Figure scripts

========

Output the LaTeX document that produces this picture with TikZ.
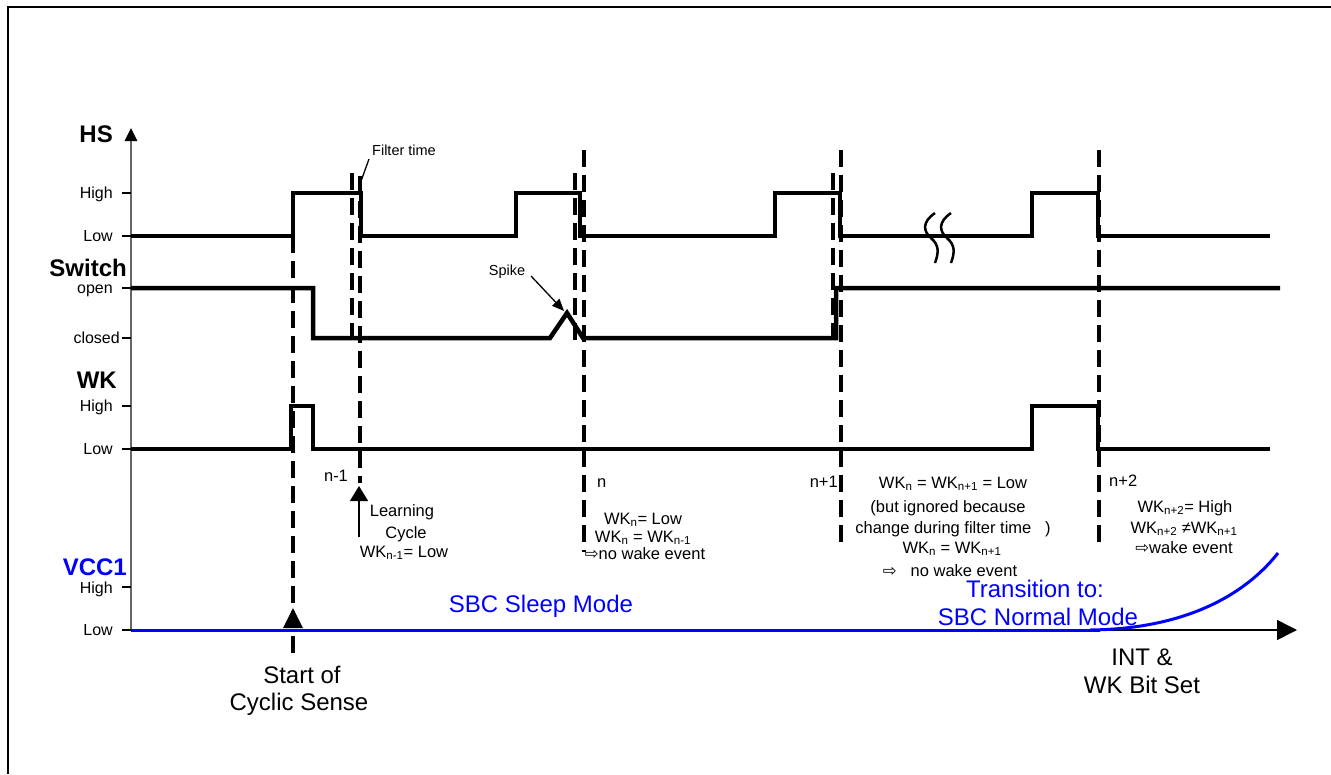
\documentclass[tikz,border=0pt]{standalone}
\usepackage{fontspec}
\setmainfont{Liberation Sans}
\newfontfamily\dejavu{DejaVu Sans}
\usetikzlibrary{arrows.meta}
\definecolor{vblue}{RGB}{0,0,255}
\begin{document}
\begin{tikzpicture}[x=1pt,y=-1pt,
  sig/.style={line width=4.5pt, line join=miter},
  vdash/.style={line width=3.5pt, dash pattern=on 17pt off 8pt},
  tk/.style={line width=2.5pt},
  lbl/.style={font=\fontsize{16}{18}\selectfont, inner sep=0pt},
  ttl/.style={font=\bfseries\fontsize{24}{26}\selectfont, inner sep=0pt},
  big/.style={font=\fontsize{24}{28}\selectfont, inner sep=0pt},
  note/.style={font=\fontsize{16.5}{19}\selectfont, inner sep=0pt},
  small/.style={font=\fontsize{14.5}{17}\selectfont, inner sep=0pt},
  thin/.style={line width=1.3pt},
]
\useasboundingbox (0,0) rectangle (1331,774);
% frame
\draw[line width=1.2pt] (8,774) -- (8,7) -- (1331,7);

% vertical axis
\coordinate (axbot) at (131,630);
\coordinate (axtop) at (131,141);
\draw[gray!80!black, line width=1.2pt] (axbot) -- (axtop);
\fill (131,128) -- (124.5,141) -- (137.5,141) -- cycle;

% ticks
\foreach \yy in {193,236,288,338,406,449,587,630}
  \draw[tk] (122,\yy) -- (131,\yy);

% axis titles
\node[ttl, anchor=base east] (hs) at (113,142) {HS};
\node[ttl, anchor=base east] (sw) at (127,276) {Switch};
\node[ttl, anchor=base east] (wk) at (117,388) {WK};
\node[ttl, anchor=base east, text=vblue] (vcc) at (127,575) {VCC1};

% tick labels
\node[lbl, anchor=base east] (hshi) at (113,198.5) {High};
\node[lbl, anchor=base east] (hslo) at (113,241) {Low};
\node[lbl, anchor=base east] (swop) at (113,293) {open};
\node[lbl, anchor=base east] (swcl) at (120,343) {closed};
\node[lbl, anchor=base east] (wkhi) at (113,411) {High};
\node[lbl, anchor=base east] (wklo) at (113,454) {Low};
\node[lbl, anchor=base east] (vhi) at (113,593) {High};
\node[lbl, anchor=base east] (vlo) at (113,635) {Low};

% horizontal time axis
\coordinate (tax0) at (131,630);
\coordinate (tax1) at (1297,630);
\draw[line width=1.5pt, -{Triangle[length=20pt,width=20pt]}] (tax0) -- (tax1);
\draw[vblue, line width=3pt] (131,630) -- (1100,630);
\draw[vblue, line width=3pt] (1090,630) .. controls (1185,629) and (1245,595) .. (1278,553);

% HS signal
\draw[sig] (131,236) -- (293,236) -- (293,193) -- (361,193) -- (361,236) -- (516,236) -- (516,193) -- (580,193) -- (580,236)
  -- (775,236) -- (775,193) -- (840,193) -- (840,236) -- (1032,236) -- (1032,193) -- (1098,193) -- (1098,236) -- (1270,236);
% Switch signal
\draw[sig] (131,288) -- (313,288) -- (313,338) -- (550,338) -- (567,313) -- (583,338) -- (836,338) -- (836,288) -- (1280,288);
% WK signal
\draw[sig] (131,449) -- (291,449) -- (291,406) -- (313,406) -- (313,449) -- (1032,449) -- (1032,406) -- (1098,406) -- (1098,449) -- (1270,449);

% break marks
\foreach \dx in {0,16}{
  \draw[line width=2.5pt] (935+\dx,213) .. controls (922+\dx,222) and (923+\dx,231) .. (931+\dx,238)
     .. controls (939+\dx,245) and (939+\dx,252) .. (935+\dx,263);
}

% dashed lines
\draw[vdash] (293,236) -- (293,660);
\fill (293,608) -- (283,628) -- (303,628) -- cycle;
\draw[vdash] (352,173) -- (352,340);
\draw[vdash] (360,176) -- (360,483);
\draw[vdash] (575,173) -- (575,340);
\draw[vdash] (584,150) -- (584,552);
\draw[vdash] (833,173) -- (833,340);
\draw[vdash] (841,150) -- (841,548);
\draw[vdash] (1099,150) -- (1099,548);

% filter time
\node[small, anchor=base] (filt) at (404,155) {Filter time};
\coordinate (filtp) at (360,184);
\draw[thin] (369,159) -- (filtp);

% spike
\node[small, anchor=base] (spk) at (507,275) {Spike};
\coordinate (spkp) at (564,311);
\draw[thin, -{Triangle[length=12pt,width=10pt]}] (531,276) -- (spkp);

% learning cycle arrow
\coordinate (lc0) at (359,537);
\coordinate (lc1) at (359,486);
\draw[line width=1.5pt, -{Triangle[length=15pt,width=18pt]}] (lc0) -- (lc1);

% n-1
\node[note, anchor=base] (nm1) at (336,481) {n-1};
\node[note, anchor=base] (lc1t) at (402,516) {Learning};
\node[note, anchor=base] (lc2t) at (406,538) {Cycle};
\node[note, anchor=base] (lc3t) at (404,557) {WK\textsubscript{n-1}= Low};

% n
\node[note, anchor=base west] (nn) at (597,487) {n};
\node[note, anchor=base] (n1t) at (643,524) {WK\textsubscript{n}= Low};
\node[note, anchor=base] (n2t) at (643,542) {WK\textsubscript{n} = WK\textsubscript{n-1}};
\node[note, anchor=base] (n3t) at (645,559) {{\dejavu ⇨}no wake event};

% n+1
\node[note, anchor=base east] (np1) at (838,487) {n+1};
\node[note, anchor=base] (p1t) at (953,488) {WK\textsubscript{n} = WK\textsubscript{n+1} = Low};
\node[note, anchor=base] (p2t) at (948,512) {(but ignored because};
\node[note, anchor=base] (p3t) at (953,533) {change during filter time\ \ \ )};
\node[note, anchor=base] (p4t) at (952,553) {WK\textsubscript{n} = WK\textsubscript{n+1}};
\node[note, anchor=base] (p5t) at (950,576) {{\dejavu ⇨}\hspace{14pt}no wake event};

% n+2
\node[note, anchor=base west] (np2) at (1109,486) {n+2};
\node[note, anchor=base] (q1t) at (1185,512) {WK\textsubscript{n+2}= High};
\node[note, anchor=base] (q2t) at (1184,533) {WK\textsubscript{n+2} ≠WK\textsubscript{n+1}};
\node[note, anchor=base] (q3t) at (1184,553) {{\dejavu ⇨}wake event};

% big labels
\node[big, anchor=base, text=vblue] (sleep) at (541,612) {SBC Sleep Mode};
\node[big, anchor=base, text=vblue] (tr1) at (1035,597) {Transition to:};
\node[big, anchor=base, text=vblue] (tr2) at (1038,625) {SBC Normal Mode};
\node[big, anchor=base] (int1) at (1142,665) {INT \&};
\node[big, anchor=base] (int2) at (1142,693) {WK Bit Set};
\node[big, anchor=base] (st1) at (302,683) {Start of};
\node[big, anchor=base] (st2) at (299,710) {Cyclic Sense};
\end{tikzpicture}
\end{document}
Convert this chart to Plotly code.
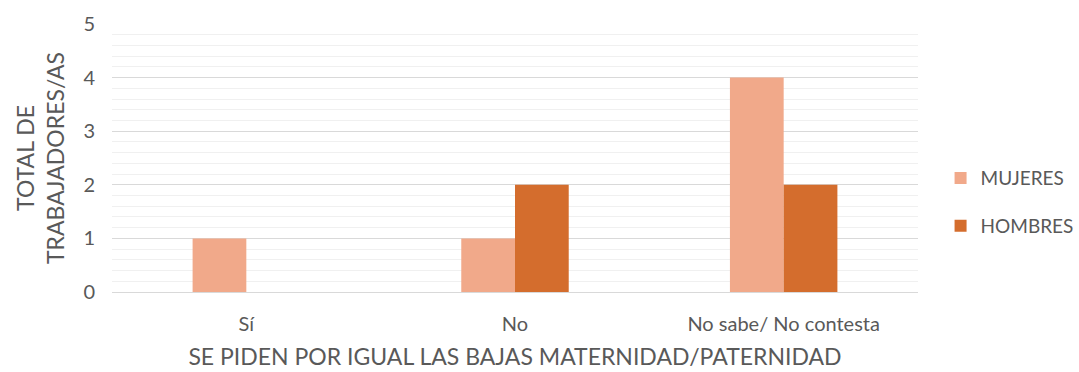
import plotly.graph_objects as go

categorias = ["Sí", "No", "No sabe/ No contesta"]
mujeres = [1, 1, 4]
hombres = [0, 2, 2]

font_family = "Lato, 'Open Sans', sans-serif"
gris = "#595959"

fig = go.Figure()
fig.add_trace(go.Bar(name="MUJERES", x=categorias, y=mujeres,
                     marker=dict(color="#F1A98A", line=dict(width=0)),
                     legendgroup="m"))
fig.add_trace(go.Bar(name="HOMBRES", x=categorias, y=hombres,
                     marker=dict(color="#D46D2D", line=dict(width=0)),
                     legendgroup="h"))

fig.update_layout(
    width=1079, height=372,
    margin=dict(l=112, r=161, t=24, b=80, autoexpand=False),
    paper_bgcolor="white", plot_bgcolor="white",
    barmode="group", bargap=0.6, bargroupgap=0,
    font=dict(family=font_family, color=gris, size=20),
    legend=dict(x=1.028, y=0.335, yanchor="middle", xanchor="left",
                font=dict(size=19, color=gris), tracegroupgap=20,
                itemwidth=30),
    xaxis=dict(
        title=dict(text="SE PIDEN POR IGUAL LAS BAJAS MATERNIDAD/PATERNIDAD",
                   font=dict(size=23, color=gris), standoff=14),
        tickfont=dict(size=20, color=gris), ticklabelstandoff=18,
        showline=False, showgrid=False, ticks="",
    ),
    yaxis=dict(
        title=dict(text="TOTAL DE<br>TRABAJADORES/AS",
                   font=dict(size=23, color=gris), standoff=12),
        range=[0, 5], dtick=1, tickfont=dict(size=20, color=gris),
        showgrid=True, gridcolor="#D9D9D9", gridwidth=1,
        zeroline=True, zerolinecolor="#D9D9D9", zerolinewidth=1,
        minor=dict(dtick=0.2, showgrid=True, gridcolor="#F0F0F0", gridwidth=1),
        ticks="", ticklabelstandoff=16,
    ),
)

fig.write_html("out.html")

========

▶ Do this: Beginning with the line that contains "Convert this chart to Plotly code." in the data above, please copy each line exactly until the last line, both ends included, skipping any pictures.

▶ Answer for the task:
Convert this chart to Plotly code.
import plotly.graph_objects as go

categorias = ["Sí", "No", "No sabe/ No contesta"]
mujeres = [1, 1, 4]
hombres = [0, 2, 2]

font_family = "Lato, 'Open Sans', sans-serif"
gris = "#595959"

fig = go.Figure()
fig.add_trace(go.Bar(name="MUJERES", x=categorias, y=mujeres,
                     marker=dict(color="#F1A98A", line=dict(width=0)),
                     legendgroup="m"))
fig.add_trace(go.Bar(name="HOMBRES", x=categorias, y=hombres,
                     marker=dict(color="#D46D2D", line=dict(width=0)),
                     legendgroup="h"))

fig.update_layout(
    width=1079, height=372,
    margin=dict(l=112, r=161, t=24, b=80, autoexpand=False),
    paper_bgcolor="white", plot_bgcolor="white",
    barmode="group", bargap=0.6, bargroupgap=0,
    font=dict(family=font_family, color=gris, size=20),
    legend=dict(x=1.028, y=0.335, yanchor="middle", xanchor="left",
                font=dict(size=19, color=gris), tracegroupgap=20,
                itemwidth=30),
    xaxis=dict(
        title=dict(text="SE PIDEN POR IGUAL LAS BAJAS MATERNIDAD/PATERNIDAD",
                   font=dict(size=23, color=gris), standoff=14),
        tickfont=dict(size=20, color=gris), ticklabelstandoff=18,
        showline=False, showgrid=False, ticks="",
    ),
    yaxis=dict(
        title=dict(text="TOTAL DE<br>TRABAJADORES/AS",
                   font=dict(size=23, color=gris), standoff=12),
        range=[0, 5], dtick=1, tickfont=dict(size=20, color=gris),
        showgrid=True, gridcolor="#D9D9D9", gridwidth=1,
        zeroline=True, zerolinecolor="#D9D9D9", zerolinewidth=1,
        minor=dict(dtick=0.2, showgrid=True, gridcolor="#F0F0F0", gridwidth=1),
        ticks="", ticklabelstandoff=16,
    ),
)

fig.write_html("out.html")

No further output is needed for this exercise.